→ THE REQUEST: What follows is a listing; give it again exactly, in its entirety.

→ DATASET SECTION:
────────────────────

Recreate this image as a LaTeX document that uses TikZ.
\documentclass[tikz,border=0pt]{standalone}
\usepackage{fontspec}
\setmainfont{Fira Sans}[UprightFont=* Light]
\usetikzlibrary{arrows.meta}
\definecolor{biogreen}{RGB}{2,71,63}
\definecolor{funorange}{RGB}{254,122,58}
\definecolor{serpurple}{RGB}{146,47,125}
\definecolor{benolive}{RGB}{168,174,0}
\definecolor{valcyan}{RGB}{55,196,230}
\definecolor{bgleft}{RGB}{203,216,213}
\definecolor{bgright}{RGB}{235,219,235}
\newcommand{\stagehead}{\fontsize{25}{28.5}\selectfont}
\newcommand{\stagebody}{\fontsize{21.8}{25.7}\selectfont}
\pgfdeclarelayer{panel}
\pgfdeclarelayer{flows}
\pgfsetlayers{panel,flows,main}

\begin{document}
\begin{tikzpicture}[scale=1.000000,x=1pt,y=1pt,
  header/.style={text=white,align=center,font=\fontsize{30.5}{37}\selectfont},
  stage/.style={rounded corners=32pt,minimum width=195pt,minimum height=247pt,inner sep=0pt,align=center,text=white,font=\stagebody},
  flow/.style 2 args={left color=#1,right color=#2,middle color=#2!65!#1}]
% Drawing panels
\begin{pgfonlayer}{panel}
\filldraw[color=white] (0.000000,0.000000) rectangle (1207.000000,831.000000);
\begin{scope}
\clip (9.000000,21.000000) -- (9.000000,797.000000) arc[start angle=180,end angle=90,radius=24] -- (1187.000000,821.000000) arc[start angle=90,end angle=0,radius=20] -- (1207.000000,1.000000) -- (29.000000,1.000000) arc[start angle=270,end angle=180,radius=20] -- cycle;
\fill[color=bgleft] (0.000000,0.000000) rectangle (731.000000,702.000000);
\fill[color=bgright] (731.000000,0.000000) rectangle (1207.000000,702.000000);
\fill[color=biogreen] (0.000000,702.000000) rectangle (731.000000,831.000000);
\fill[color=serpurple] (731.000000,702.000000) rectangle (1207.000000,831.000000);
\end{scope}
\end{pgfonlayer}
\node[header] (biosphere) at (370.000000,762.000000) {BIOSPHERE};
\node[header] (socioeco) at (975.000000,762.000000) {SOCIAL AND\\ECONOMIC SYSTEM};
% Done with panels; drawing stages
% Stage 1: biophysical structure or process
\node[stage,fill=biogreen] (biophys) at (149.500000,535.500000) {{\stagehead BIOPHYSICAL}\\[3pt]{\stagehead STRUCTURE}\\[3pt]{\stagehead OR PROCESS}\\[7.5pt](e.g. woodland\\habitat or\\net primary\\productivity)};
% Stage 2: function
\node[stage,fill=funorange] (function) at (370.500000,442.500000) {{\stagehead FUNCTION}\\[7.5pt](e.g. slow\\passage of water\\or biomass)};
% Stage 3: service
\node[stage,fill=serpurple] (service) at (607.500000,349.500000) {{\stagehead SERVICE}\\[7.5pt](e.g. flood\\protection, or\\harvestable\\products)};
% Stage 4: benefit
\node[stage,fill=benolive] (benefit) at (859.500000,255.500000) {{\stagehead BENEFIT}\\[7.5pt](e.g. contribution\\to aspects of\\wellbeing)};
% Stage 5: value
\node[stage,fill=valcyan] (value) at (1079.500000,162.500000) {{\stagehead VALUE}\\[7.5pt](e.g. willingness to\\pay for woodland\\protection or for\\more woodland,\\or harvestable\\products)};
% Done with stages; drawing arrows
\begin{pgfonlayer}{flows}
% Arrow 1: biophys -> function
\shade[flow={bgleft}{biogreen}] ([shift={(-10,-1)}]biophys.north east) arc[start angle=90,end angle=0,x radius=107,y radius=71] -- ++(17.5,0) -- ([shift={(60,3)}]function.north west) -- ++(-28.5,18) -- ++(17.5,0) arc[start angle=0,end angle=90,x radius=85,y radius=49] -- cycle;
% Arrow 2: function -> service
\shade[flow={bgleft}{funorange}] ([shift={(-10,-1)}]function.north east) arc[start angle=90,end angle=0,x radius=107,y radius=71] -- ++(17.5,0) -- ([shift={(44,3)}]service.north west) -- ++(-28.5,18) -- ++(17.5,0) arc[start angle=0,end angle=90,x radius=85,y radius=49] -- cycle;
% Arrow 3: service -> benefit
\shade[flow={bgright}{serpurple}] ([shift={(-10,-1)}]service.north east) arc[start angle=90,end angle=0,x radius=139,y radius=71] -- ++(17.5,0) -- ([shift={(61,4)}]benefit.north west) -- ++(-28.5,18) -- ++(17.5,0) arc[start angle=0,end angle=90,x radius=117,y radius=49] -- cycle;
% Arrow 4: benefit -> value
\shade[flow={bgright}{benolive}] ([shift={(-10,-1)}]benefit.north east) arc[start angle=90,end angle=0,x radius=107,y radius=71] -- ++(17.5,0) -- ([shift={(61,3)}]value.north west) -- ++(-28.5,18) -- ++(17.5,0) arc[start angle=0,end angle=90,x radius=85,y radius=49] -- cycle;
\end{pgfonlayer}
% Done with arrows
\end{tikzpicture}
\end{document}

────────────────────

→ EXERCISE ANSWER:
Recreate this image as a LaTeX document that uses TikZ.
\documentclass[tikz,border=0pt]{standalone}
\usepackage{fontspec}
\setmainfont{Fira Sans}[UprightFont=* Light]
\usetikzlibrary{arrows.meta}
\definecolor{biogreen}{RGB}{2,71,63}
\definecolor{funorange}{RGB}{254,122,58}
\definecolor{serpurple}{RGB}{146,47,125}
\definecolor{benolive}{RGB}{168,174,0}
\definecolor{valcyan}{RGB}{55,196,230}
\definecolor{bgleft}{RGB}{203,216,213}
\definecolor{bgright}{RGB}{235,219,235}
\newcommand{\stagehead}{\fontsize{25}{28.5}\selectfont}
\newcommand{\stagebody}{\fontsize{21.8}{25.7}\selectfont}
\pgfdeclarelayer{panel}
\pgfdeclarelayer{flows}
\pgfsetlayers{panel,flows,main}

\begin{document}
\begin{tikzpicture}[scale=1.000000,x=1pt,y=1pt,
  header/.style={text=white,align=center,font=\fontsize{30.5}{37}\selectfont},
  stage/.style={rounded corners=32pt,minimum width=195pt,minimum height=247pt,inner sep=0pt,align=center,text=white,font=\stagebody},
  flow/.style 2 args={left color=#1,right color=#2,middle color=#2!65!#1}]
% Drawing panels
\begin{pgfonlayer}{panel}
\filldraw[color=white] (0.000000,0.000000) rectangle (1207.000000,831.000000);
\begin{scope}
\clip (9.000000,21.000000) -- (9.000000,797.000000) arc[start angle=180,end angle=90,radius=24] -- (1187.000000,821.000000) arc[start angle=90,end angle=0,radius=20] -- (1207.000000,1.000000) -- (29.000000,1.000000) arc[start angle=270,end angle=180,radius=20] -- cycle;
\fill[color=bgleft] (0.000000,0.000000) rectangle (731.000000,702.000000);
\fill[color=bgright] (731.000000,0.000000) rectangle (1207.000000,702.000000);
\fill[color=biogreen] (0.000000,702.000000) rectangle (731.000000,831.000000);
\fill[color=serpurple] (731.000000,702.000000) rectangle (1207.000000,831.000000);
\end{scope}
\end{pgfonlayer}
\node[header] (biosphere) at (370.000000,762.000000) {BIOSPHERE};
\node[header] (socioeco) at (975.000000,762.000000) {SOCIAL AND\\ECONOMIC SYSTEM};
% Done with panels; drawing stages
% Stage 1: biophysical structure or process
\node[stage,fill=biogreen] (biophys) at (149.500000,535.500000) {{\stagehead BIOPHYSICAL}\\[3pt]{\stagehead STRUCTURE}\\[3pt]{\stagehead OR PROCESS}\\[7.5pt](e.g. woodland\\habitat or\\net primary\\productivity)};
% Stage 2: function
\node[stage,fill=funorange] (function) at (370.500000,442.500000) {{\stagehead FUNCTION}\\[7.5pt](e.g. slow\\passage of water\\or biomass)};
% Stage 3: service
\node[stage,fill=serpurple] (service) at (607.500000,349.500000) {{\stagehead SERVICE}\\[7.5pt](e.g. flood\\protection, or\\harvestable\\products)};
% Stage 4: benefit
\node[stage,fill=benolive] (benefit) at (859.500000,255.500000) {{\stagehead BENEFIT}\\[7.5pt](e.g. contribution\\to aspects of\\wellbeing)};
% Stage 5: value
\node[stage,fill=valcyan] (value) at (1079.500000,162.500000) {{\stagehead VALUE}\\[7.5pt](e.g. willingness to\\pay for woodland\\protection or for\\more woodland,\\or harvestable\\products)};
% Done with stages; drawing arrows
\begin{pgfonlayer}{flows}
% Arrow 1: biophys -> function
\shade[flow={bgleft}{biogreen}] ([shift={(-10,-1)}]biophys.north east) arc[start angle=90,end angle=0,x radius=107,y radius=71] -- ++(17.5,0) -- ([shift={(60,3)}]function.north west) -- ++(-28.5,18) -- ++(17.5,0) arc[start angle=0,end angle=90,x radius=85,y radius=49] -- cycle;
% Arrow 2: function -> service
\shade[flow={bgleft}{funorange}] ([shift={(-10,-1)}]function.north east) arc[start angle=90,end angle=0,x radius=107,y radius=71] -- ++(17.5,0) -- ([shift={(44,3)}]service.north west) -- ++(-28.5,18) -- ++(17.5,0) arc[start angle=0,end angle=90,x radius=85,y radius=49] -- cycle;
% Arrow 3: service -> benefit
\shade[flow={bgright}{serpurple}] ([shift={(-10,-1)}]service.north east) arc[start angle=90,end angle=0,x radius=139,y radius=71] -- ++(17.5,0) -- ([shift={(61,4)}]benefit.north west) -- ++(-28.5,18) -- ++(17.5,0) arc[start angle=0,end angle=90,x radius=117,y radius=49] -- cycle;
% Arrow 4: benefit -> value
\shade[flow={bgright}{benolive}] ([shift={(-10,-1)}]benefit.north east) arc[start angle=90,end angle=0,x radius=107,y radius=71] -- ++(17.5,0) -- ([shift={(61,3)}]value.north west) -- ++(-28.5,18) -- ++(17.5,0) arc[start angle=0,end angle=90,x radius=85,y radius=49] -- cycle;
\end{pgfonlayer}
% Done with arrows
\end{tikzpicture}
\end{document}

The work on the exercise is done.